The January increase in inflation pushed annual consumer prices in the currency bloc further away from the ECB's goal of keeping inflation below - but close to - 2 per cent.

As a result, this in turn has helped to fuel market speculation that the ECB might be forced to consider an earlier-than-planned increase in the bank's benchmark refinancing rate.

Already tough talk from top ECB officials about renewed inflationary pressures has helped to drive the euro up to a two-and-a-half month high of more than 1.38 dollars.

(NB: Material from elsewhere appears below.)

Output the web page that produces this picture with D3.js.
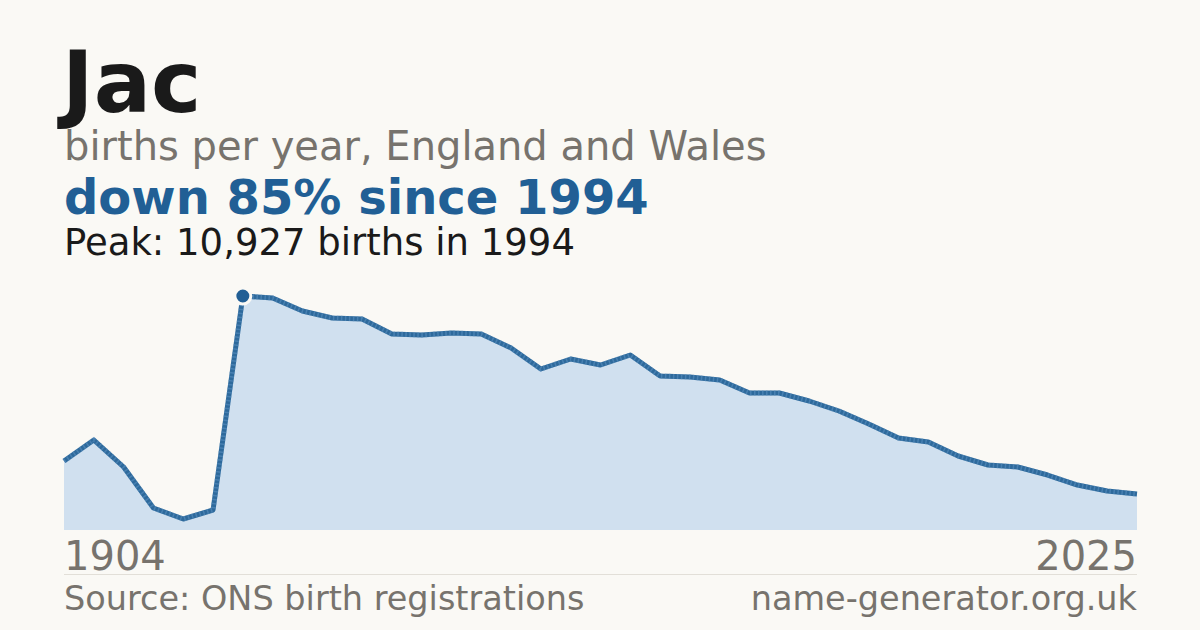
<!DOCTYPE html>
<html><head><meta charset="utf-8">
<script src="https://cdn.jsdelivr.net/npm/d3@7"></script>
<style>body{margin:0;background:#faf9f5;}svg{display:block;font-family:"DejaVu Sans",sans-serif;}</style>
</head><body><svg id="c" width="1200" height="630"></svg>
<script>
const idx = d3.range(37);
const values = [3222,4203,2942,1027,514,934,10927,10834,10226,9900,9853,9153,9106,9200,9153,8499,7518,7985,7705,8172,7191,7145,7005,6398,6398,6024,5557,4950,4296,4109,3455,3035,2942,2568,2101,1821,1680];
const tickLabels = ["1904","2025"];
const peakIndex = 6;

const svg = d3.select("#c");
svg.append("rect").attr("width",1200).attr("height",630).attr("fill","#faf9f5");
const x = d3.scaleLinear().domain([0,36]).range([64,1137]);
const y = d3.scaleLinear().domain([0,10927]).range([530,296]);

svg.append("text").attr("x",62).attr("y",112).attr("font-size",85).attr("font-weight","bold").attr("fill","#1a1a1a").text("Jac");
svg.append("text").attr("x",64).attr("y",160).attr("font-size",40).attr("fill","#77736d").text("births per year, England and Wales");
svg.append("text").attr("x",64).attr("y",214).attr("font-size",48).attr("font-weight","bold").attr("fill","#215f95").text("down 85% since 1994");
svg.append("text").attr("x",64).attr("y",255).attr("font-size",37).attr("fill","#1a1a1a").text("Peak: 10,927 births in 1994");

svg.append("path").datum(values)
  .attr("d",d3.area().x((d,i)=>x(i)).y0(530).y1(d=>y(d)))
  .attr("fill","#d0e0ef");
svg.append("path").datum(values)
  .attr("d",d3.line().x((d,i)=>x(i)).y(d=>y(d)))
  .attr("fill","none").attr("stroke","#2e6a9c").attr("stroke-width",5).attr("stroke-linejoin","round");
svg.append("path").datum(values)
  .attr("d",d3.line().x((d,i)=>x(i)).y(d=>y(d)))
  .attr("fill","none").attr("stroke","#5a8fbf").attr("stroke-width",5).attr("stroke-dasharray","1.5 2.5").attr("opacity",0.6);
svg.append("circle").attr("cx",x(peakIndex)).attr("cy",y(values[peakIndex])).attr("r",8).attr("fill","#215f95").attr("stroke","#faf9f5").attr("stroke-width",3);

svg.append("text").attr("x",64).attr("y",570).attr("font-size",40).attr("fill","#77736d").text(tickLabels[0]);
svg.append("text").attr("x",1137).attr("y",570).attr("text-anchor","end").attr("font-size",40).attr("fill","#77736d").text(tickLabels[1]);
svg.append("line").attr("x1",64).attr("x2",1137).attr("y1",574.5).attr("y2",574.5).attr("stroke","#e2dfd8");
svg.append("text").attr("x",64).attr("y",610).attr("font-size",33.5).attr("fill","#77736d").text("Source: ONS birth registrations");
svg.append("text").attr("x",1137).attr("y",610).attr("text-anchor","end").attr("font-size",33.5).attr("fill","#77736d").text("name-generator.org.uk");
</script></body></html>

The euro has gained about 7 per cent since the start of the year.

Apart from market speculation about the ECB possibly leading the world's major central banks in moves to higher interest rates, signs that the tensions unleashed by Europe's debt crisis have abated in recent weeks have also helped to bolster the common currency.

This week's deliberations by the ECB's governing council also comes ahead of a meeting of the European Union leaders on Friday which is expected to formally launch a new push to bolster the rescue mechanism for heavily indebted eurozone states.

The ECB has held borrowing costs at their present level since May 2009.

Up until recently, the ECB was seen by analysts as not being in any rush to jeopardize the eurozone's recovery or accentuate the debt crisis by raising borrowing costs.

But now a rise in oil prices above the key 100-dollar mark on the back of the political upheaval in Egypt risks threatening to accentuate global inflationary pressures. Fighting inflation represents the central plank of the ECB's charter.

Underlying the ECB's dilemma about inflation, annual industrial producer prices in the eurozone rose by 5.3 per cent - the fastest pace in more than two years - the European Union's statistics office said Wednesday.

Going forward, the new inflationary threat could also complicate Europe's struggle to finally to bring to an end the region's debt crisis, which has hit cash-strapped states like Greece, Ireland, Portugal and Spain.

Any hike in borrowing costs would further hamper the efforts of the eurozone's cash-strapped states to cut high debt-and-deficit levels.

Moreover, rising inflation could hit consumer spending just when the weaker eurozone nations need stronger domestic demand to power economic growth to help them battle their way out of the crisis.